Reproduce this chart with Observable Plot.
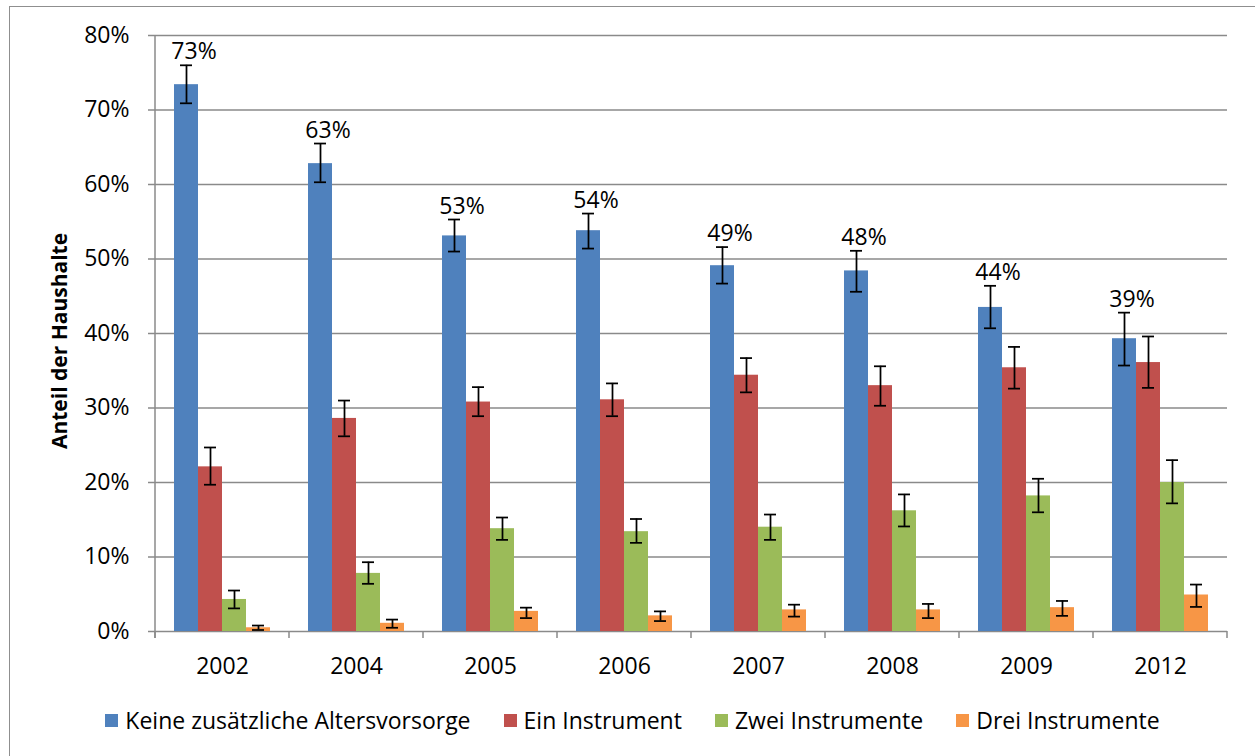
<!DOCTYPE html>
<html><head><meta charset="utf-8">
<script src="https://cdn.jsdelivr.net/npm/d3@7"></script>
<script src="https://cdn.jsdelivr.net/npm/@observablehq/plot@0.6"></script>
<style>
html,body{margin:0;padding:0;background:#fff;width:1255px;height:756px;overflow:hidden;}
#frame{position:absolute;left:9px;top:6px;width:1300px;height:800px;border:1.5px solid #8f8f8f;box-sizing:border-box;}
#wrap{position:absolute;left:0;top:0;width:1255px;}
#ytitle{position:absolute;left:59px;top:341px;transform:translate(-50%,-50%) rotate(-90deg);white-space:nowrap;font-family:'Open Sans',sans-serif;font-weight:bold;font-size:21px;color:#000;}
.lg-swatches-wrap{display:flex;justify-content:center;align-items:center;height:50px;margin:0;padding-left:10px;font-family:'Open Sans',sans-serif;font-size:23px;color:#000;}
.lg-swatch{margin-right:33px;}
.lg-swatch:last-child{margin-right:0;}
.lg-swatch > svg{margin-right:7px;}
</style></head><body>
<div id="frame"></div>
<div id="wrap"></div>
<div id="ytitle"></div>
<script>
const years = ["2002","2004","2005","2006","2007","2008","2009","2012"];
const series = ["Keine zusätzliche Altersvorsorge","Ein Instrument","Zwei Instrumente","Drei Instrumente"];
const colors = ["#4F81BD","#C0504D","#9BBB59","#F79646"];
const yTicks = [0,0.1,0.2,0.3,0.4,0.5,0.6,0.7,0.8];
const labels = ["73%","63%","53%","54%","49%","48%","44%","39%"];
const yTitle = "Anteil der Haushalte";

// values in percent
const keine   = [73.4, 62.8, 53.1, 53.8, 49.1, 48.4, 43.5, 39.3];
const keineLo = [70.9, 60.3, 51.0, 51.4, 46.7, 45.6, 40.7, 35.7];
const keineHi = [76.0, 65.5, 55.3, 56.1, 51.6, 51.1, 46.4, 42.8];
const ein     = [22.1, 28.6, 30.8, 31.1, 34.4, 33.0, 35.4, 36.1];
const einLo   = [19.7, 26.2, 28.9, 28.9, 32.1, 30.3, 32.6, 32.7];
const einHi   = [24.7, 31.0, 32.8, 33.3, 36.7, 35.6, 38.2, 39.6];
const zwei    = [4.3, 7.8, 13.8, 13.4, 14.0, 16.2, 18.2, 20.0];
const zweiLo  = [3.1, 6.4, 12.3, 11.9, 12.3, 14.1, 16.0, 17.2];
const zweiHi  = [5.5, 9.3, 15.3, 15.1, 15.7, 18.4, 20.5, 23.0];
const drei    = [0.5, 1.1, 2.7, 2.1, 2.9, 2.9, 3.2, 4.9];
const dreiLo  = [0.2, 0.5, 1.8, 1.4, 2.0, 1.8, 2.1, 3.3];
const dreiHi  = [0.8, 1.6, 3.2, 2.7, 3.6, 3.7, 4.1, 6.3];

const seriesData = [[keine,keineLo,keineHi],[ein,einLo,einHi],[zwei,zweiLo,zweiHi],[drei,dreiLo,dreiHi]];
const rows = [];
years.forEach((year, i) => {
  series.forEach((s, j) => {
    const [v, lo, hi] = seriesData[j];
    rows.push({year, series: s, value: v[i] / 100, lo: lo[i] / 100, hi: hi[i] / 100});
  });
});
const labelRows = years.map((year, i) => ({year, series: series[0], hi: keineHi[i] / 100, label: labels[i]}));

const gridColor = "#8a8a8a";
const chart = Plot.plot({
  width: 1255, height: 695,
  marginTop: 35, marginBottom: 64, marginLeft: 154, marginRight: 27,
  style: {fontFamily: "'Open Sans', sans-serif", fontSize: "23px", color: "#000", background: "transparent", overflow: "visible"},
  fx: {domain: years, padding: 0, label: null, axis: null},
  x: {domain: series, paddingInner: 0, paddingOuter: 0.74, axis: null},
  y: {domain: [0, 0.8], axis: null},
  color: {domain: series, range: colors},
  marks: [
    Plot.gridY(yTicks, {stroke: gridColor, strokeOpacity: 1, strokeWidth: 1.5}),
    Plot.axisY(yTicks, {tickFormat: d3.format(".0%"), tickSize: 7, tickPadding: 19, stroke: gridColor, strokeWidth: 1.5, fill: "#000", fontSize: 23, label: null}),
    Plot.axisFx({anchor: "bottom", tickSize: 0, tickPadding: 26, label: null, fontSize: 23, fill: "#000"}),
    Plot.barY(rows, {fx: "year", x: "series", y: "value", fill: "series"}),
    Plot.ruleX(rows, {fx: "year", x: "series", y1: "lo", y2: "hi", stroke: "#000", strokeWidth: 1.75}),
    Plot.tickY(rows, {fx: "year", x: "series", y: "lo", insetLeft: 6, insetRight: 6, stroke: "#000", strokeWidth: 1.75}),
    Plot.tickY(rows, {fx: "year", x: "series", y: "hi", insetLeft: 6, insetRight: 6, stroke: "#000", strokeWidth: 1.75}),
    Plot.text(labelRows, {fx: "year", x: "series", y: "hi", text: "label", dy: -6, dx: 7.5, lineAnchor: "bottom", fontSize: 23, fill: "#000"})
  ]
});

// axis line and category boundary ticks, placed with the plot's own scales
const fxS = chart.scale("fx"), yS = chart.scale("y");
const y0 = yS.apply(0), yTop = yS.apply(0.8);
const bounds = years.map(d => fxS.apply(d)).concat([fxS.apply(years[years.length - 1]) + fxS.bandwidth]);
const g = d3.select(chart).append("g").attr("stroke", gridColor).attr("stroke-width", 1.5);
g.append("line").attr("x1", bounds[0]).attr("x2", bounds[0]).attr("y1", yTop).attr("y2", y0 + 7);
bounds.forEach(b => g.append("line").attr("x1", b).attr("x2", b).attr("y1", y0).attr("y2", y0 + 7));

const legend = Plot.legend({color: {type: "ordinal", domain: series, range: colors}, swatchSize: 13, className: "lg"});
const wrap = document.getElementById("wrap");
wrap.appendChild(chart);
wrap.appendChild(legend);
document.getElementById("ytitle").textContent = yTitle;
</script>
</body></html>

===============

§ INSTRUCTIONS TO FOLLOW
Repeat the material above in full and unchanged, minus its images.

§ OUTPUT FOR THIS EXERCISE
Reproduce this chart with Observable Plot.
<!DOCTYPE html>
<html><head><meta charset="utf-8">
<script src="https://cdn.jsdelivr.net/npm/d3@7"></script>
<script src="https://cdn.jsdelivr.net/npm/@observablehq/plot@0.6"></script>
<style>
html,body{margin:0;padding:0;background:#fff;width:1255px;height:756px;overflow:hidden;}
#frame{position:absolute;left:9px;top:6px;width:1300px;height:800px;border:1.5px solid #8f8f8f;box-sizing:border-box;}
#wrap{position:absolute;left:0;top:0;width:1255px;}
#ytitle{position:absolute;left:59px;top:341px;transform:translate(-50%,-50%) rotate(-90deg);white-space:nowrap;font-family:'Open Sans',sans-serif;font-weight:bold;font-size:21px;color:#000;}
.lg-swatches-wrap{display:flex;justify-content:center;align-items:center;height:50px;margin:0;padding-left:10px;font-family:'Open Sans',sans-serif;font-size:23px;color:#000;}
.lg-swatch{margin-right:33px;}
.lg-swatch:last-child{margin-right:0;}
.lg-swatch > svg{margin-right:7px;}
</style></head><body>
<div id="frame"></div>
<div id="wrap"></div>
<div id="ytitle"></div>
<script>
const years = ["2002","2004","2005","2006","2007","2008","2009","2012"];
const series = ["Keine zusätzliche Altersvorsorge","Ein Instrument","Zwei Instrumente","Drei Instrumente"];
const colors = ["#4F81BD","#C0504D","#9BBB59","#F79646"];
const yTicks = [0,0.1,0.2,0.3,0.4,0.5,0.6,0.7,0.8];
const labels = ["73%","63%","53%","54%","49%","48%","44%","39%"];
const yTitle = "Anteil der Haushalte";

// values in percent
const keine   = [73.4, 62.8, 53.1, 53.8, 49.1, 48.4, 43.5, 39.3];
const keineLo = [70.9, 60.3, 51.0, 51.4, 46.7, 45.6, 40.7, 35.7];
const keineHi = [76.0, 65.5, 55.3, 56.1, 51.6, 51.1, 46.4, 42.8];
const ein     = [22.1, 28.6, 30.8, 31.1, 34.4, 33.0, 35.4, 36.1];
const einLo   = [19.7, 26.2, 28.9, 28.9, 32.1, 30.3, 32.6, 32.7];
const einHi   = [24.7, 31.0, 32.8, 33.3, 36.7, 35.6, 38.2, 39.6];
const zwei    = [4.3, 7.8, 13.8, 13.4, 14.0, 16.2, 18.2, 20.0];
const zweiLo  = [3.1, 6.4, 12.3, 11.9, 12.3, 14.1, 16.0, 17.2];
const zweiHi  = [5.5, 9.3, 15.3, 15.1, 15.7, 18.4, 20.5, 23.0];
const drei    = [0.5, 1.1, 2.7, 2.1, 2.9, 2.9, 3.2, 4.9];
const dreiLo  = [0.2, 0.5, 1.8, 1.4, 2.0, 1.8, 2.1, 3.3];
const dreiHi  = [0.8, 1.6, 3.2, 2.7, 3.6, 3.7, 4.1, 6.3];

const seriesData = [[keine,keineLo,keineHi],[ein,einLo,einHi],[zwei,zweiLo,zweiHi],[drei,dreiLo,dreiHi]];
const rows = [];
years.forEach((year, i) => {
  series.forEach((s, j) => {
    const [v, lo, hi] = seriesData[j];
    rows.push({year, series: s, value: v[i] / 100, lo: lo[i] / 100, hi: hi[i] / 100});
  });
});
const labelRows = years.map((year, i) => ({year, series: series[0], hi: keineHi[i] / 100, label: labels[i]}));

const gridColor = "#8a8a8a";
const chart = Plot.plot({
  width: 1255, height: 695,
  marginTop: 35, marginBottom: 64, marginLeft: 154, marginRight: 27,
  style: {fontFamily: "'Open Sans', sans-serif", fontSize: "23px", color: "#000", background: "transparent", overflow: "visible"},
  fx: {domain: years, padding: 0, label: null, axis: null},
  x: {domain: series, paddingInner: 0, paddingOuter: 0.74, axis: null},
  y: {domain: [0, 0.8], axis: null},
  color: {domain: series, range: colors},
  marks: [
    Plot.gridY(yTicks, {stroke: gridColor, strokeOpacity: 1, strokeWidth: 1.5}),
    Plot.axisY(yTicks, {tickFormat: d3.format(".0%"), tickSize: 7, tickPadding: 19, stroke: gridColor, strokeWidth: 1.5, fill: "#000", fontSize: 23, label: null}),
    Plot.axisFx({anchor: "bottom", tickSize: 0, tickPadding: 26, label: null, fontSize: 23, fill: "#000"}),
    Plot.barY(rows, {fx: "year", x: "series", y: "value", fill: "series"}),
    Plot.ruleX(rows, {fx: "year", x: "series", y1: "lo", y2: "hi", stroke: "#000", strokeWidth: 1.75}),
    Plot.tickY(rows, {fx: "year", x: "series", y: "lo", insetLeft: 6, insetRight: 6, stroke: "#000", strokeWidth: 1.75}),
    Plot.tickY(rows, {fx: "year", x: "series", y: "hi", insetLeft: 6, insetRight: 6, stroke: "#000", strokeWidth: 1.75}),
    Plot.text(labelRows, {fx: "year", x: "series", y: "hi", text: "label", dy: -6, dx: 7.5, lineAnchor: "bottom", fontSize: 23, fill: "#000"})
  ]
});

// axis line and category boundary ticks, placed with the plot's own scales
const fxS = chart.scale("fx"), yS = chart.scale("y");
const y0 = yS.apply(0), yTop = yS.apply(0.8);
const bounds = years.map(d => fxS.apply(d)).concat([fxS.apply(years[years.length - 1]) + fxS.bandwidth]);
const g = d3.select(chart).append("g").attr("stroke", gridColor).attr("stroke-width", 1.5);
g.append("line").attr("x1", bounds[0]).attr("x2", bounds[0]).attr("y1", yTop).attr("y2", y0 + 7);
bounds.forEach(b => g.append("line").attr("x1", b).attr("x2", b).attr("y1", y0).attr("y2", y0 + 7));

const legend = Plot.legend({color: {type: "ordinal", domain: series, range: colors}, swatchSize: 13, className: "lg"});
const wrap = document.getElementById("wrap");
wrap.appendChild(chart);
wrap.appendChild(legend);
document.getElementById("ytitle").textContent = yTitle;
</script>
</body></html>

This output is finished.